AIM OF THE TASK
Filter the entries below, keeping only lines with the word "this".
+++ PROVIDED DATA
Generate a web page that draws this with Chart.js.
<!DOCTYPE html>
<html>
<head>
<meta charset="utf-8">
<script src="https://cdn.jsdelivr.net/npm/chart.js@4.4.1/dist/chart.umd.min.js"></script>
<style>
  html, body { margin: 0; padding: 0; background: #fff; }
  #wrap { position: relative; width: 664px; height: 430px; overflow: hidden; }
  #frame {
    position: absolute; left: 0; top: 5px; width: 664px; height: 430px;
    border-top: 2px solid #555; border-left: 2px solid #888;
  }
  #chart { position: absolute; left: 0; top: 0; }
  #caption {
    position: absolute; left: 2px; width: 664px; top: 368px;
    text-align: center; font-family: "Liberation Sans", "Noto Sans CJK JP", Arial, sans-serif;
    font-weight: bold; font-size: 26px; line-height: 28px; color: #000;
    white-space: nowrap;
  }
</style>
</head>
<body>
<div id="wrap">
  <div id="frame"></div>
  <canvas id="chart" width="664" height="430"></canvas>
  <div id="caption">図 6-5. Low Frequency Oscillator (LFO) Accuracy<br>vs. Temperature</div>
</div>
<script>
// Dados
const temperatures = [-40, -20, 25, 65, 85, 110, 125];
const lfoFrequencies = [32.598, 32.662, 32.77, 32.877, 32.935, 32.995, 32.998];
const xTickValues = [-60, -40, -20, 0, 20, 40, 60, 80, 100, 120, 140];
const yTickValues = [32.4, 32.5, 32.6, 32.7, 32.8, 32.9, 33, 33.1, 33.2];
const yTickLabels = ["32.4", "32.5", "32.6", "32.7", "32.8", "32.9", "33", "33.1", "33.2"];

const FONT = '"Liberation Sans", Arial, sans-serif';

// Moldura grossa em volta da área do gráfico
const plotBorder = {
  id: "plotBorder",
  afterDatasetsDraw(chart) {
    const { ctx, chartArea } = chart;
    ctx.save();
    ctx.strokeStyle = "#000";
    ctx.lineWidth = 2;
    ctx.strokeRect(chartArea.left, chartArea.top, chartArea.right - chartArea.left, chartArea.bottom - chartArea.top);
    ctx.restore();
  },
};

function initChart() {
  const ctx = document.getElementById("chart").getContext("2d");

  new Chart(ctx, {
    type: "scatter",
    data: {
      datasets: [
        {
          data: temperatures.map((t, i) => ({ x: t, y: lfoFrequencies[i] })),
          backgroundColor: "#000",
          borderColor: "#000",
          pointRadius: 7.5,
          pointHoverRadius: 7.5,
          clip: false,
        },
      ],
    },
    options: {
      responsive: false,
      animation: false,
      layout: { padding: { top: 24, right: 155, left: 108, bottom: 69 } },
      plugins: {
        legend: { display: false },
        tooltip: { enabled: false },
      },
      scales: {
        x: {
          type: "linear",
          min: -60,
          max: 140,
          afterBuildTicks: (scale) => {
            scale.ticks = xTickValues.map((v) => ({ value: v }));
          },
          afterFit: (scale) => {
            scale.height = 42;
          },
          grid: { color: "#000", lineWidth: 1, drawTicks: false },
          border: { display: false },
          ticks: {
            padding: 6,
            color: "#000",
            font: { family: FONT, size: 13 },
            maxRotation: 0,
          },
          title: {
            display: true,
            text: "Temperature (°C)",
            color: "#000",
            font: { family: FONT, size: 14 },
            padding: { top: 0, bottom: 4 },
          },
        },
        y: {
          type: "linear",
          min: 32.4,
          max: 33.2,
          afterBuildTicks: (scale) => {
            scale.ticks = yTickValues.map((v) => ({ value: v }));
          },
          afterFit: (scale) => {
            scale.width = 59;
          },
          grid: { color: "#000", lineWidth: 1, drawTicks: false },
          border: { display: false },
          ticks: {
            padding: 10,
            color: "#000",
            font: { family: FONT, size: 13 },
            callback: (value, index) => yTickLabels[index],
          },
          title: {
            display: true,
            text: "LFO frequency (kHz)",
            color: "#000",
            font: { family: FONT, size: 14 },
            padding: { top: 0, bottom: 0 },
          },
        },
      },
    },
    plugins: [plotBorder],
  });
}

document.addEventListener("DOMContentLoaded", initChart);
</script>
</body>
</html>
++++++
+++ PROVIDED DATA
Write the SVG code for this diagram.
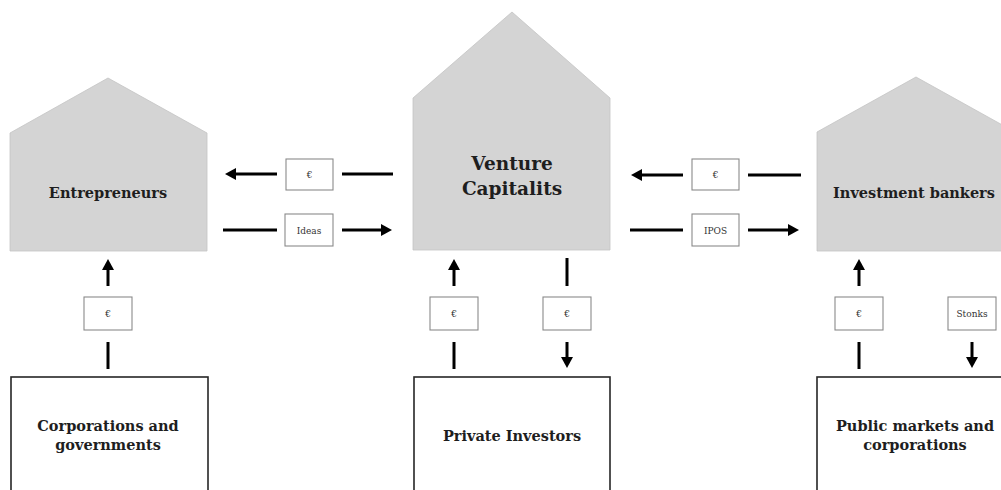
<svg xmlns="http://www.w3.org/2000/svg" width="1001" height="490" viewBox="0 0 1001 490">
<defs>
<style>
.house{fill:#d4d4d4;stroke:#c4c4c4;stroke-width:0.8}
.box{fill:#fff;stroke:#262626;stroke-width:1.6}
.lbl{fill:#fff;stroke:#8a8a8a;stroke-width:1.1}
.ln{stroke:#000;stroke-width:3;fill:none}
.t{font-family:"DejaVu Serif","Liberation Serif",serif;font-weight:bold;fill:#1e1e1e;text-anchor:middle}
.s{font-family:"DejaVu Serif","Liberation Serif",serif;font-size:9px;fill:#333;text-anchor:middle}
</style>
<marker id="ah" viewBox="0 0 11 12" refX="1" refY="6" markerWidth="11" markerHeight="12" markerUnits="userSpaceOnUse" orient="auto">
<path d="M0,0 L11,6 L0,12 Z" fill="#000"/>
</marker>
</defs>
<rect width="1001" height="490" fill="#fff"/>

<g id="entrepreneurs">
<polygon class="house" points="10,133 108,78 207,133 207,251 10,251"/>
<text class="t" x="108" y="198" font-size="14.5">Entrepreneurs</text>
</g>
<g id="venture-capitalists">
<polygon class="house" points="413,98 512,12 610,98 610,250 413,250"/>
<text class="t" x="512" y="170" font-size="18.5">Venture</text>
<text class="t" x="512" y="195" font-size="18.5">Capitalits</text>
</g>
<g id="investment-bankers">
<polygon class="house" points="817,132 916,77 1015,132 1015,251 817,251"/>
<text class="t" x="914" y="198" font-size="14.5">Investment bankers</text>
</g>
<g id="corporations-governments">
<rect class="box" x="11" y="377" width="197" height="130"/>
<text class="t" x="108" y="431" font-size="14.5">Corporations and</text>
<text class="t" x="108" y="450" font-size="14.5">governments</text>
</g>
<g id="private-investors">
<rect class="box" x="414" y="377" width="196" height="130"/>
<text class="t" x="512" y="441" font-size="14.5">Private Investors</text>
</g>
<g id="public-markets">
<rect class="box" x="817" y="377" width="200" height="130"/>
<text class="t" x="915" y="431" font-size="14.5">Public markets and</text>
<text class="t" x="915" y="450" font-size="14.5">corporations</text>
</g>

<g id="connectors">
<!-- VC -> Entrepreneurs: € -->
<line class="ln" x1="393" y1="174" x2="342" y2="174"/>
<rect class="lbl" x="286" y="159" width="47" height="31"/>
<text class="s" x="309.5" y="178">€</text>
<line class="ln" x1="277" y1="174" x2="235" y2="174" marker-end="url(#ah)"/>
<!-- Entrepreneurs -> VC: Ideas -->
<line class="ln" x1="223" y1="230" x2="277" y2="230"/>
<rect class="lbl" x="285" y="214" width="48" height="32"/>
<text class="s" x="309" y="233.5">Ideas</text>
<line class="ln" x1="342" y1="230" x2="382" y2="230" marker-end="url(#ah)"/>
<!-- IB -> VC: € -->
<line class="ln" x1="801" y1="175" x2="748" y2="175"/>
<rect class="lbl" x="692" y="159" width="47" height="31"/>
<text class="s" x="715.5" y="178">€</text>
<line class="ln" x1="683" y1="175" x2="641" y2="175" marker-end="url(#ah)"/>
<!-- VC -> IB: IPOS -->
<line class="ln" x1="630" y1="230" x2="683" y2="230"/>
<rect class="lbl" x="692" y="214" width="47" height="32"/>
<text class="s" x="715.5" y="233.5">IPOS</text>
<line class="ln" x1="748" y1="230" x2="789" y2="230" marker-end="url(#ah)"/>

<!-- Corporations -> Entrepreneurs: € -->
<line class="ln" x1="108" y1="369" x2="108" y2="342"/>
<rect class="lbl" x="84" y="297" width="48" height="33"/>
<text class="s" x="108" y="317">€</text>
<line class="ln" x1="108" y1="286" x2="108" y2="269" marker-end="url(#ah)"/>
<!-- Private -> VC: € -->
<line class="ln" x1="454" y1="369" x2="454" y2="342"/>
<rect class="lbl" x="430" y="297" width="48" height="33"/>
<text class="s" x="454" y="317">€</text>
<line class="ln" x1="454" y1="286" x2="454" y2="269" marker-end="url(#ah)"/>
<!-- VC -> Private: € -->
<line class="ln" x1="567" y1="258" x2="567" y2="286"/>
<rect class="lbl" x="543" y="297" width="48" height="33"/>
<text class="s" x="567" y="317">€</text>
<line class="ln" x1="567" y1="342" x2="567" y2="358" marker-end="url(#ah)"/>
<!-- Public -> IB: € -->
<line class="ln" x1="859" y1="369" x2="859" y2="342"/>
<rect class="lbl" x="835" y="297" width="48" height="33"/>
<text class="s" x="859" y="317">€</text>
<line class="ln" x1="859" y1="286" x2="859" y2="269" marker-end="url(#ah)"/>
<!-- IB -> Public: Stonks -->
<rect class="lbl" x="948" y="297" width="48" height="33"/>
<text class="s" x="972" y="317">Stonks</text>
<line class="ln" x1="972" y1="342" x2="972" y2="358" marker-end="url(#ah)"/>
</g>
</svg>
++++++
COMPLETE RESPONSE
Generate a web page that draws this with Chart.js.
Write the SVG code for this diagram.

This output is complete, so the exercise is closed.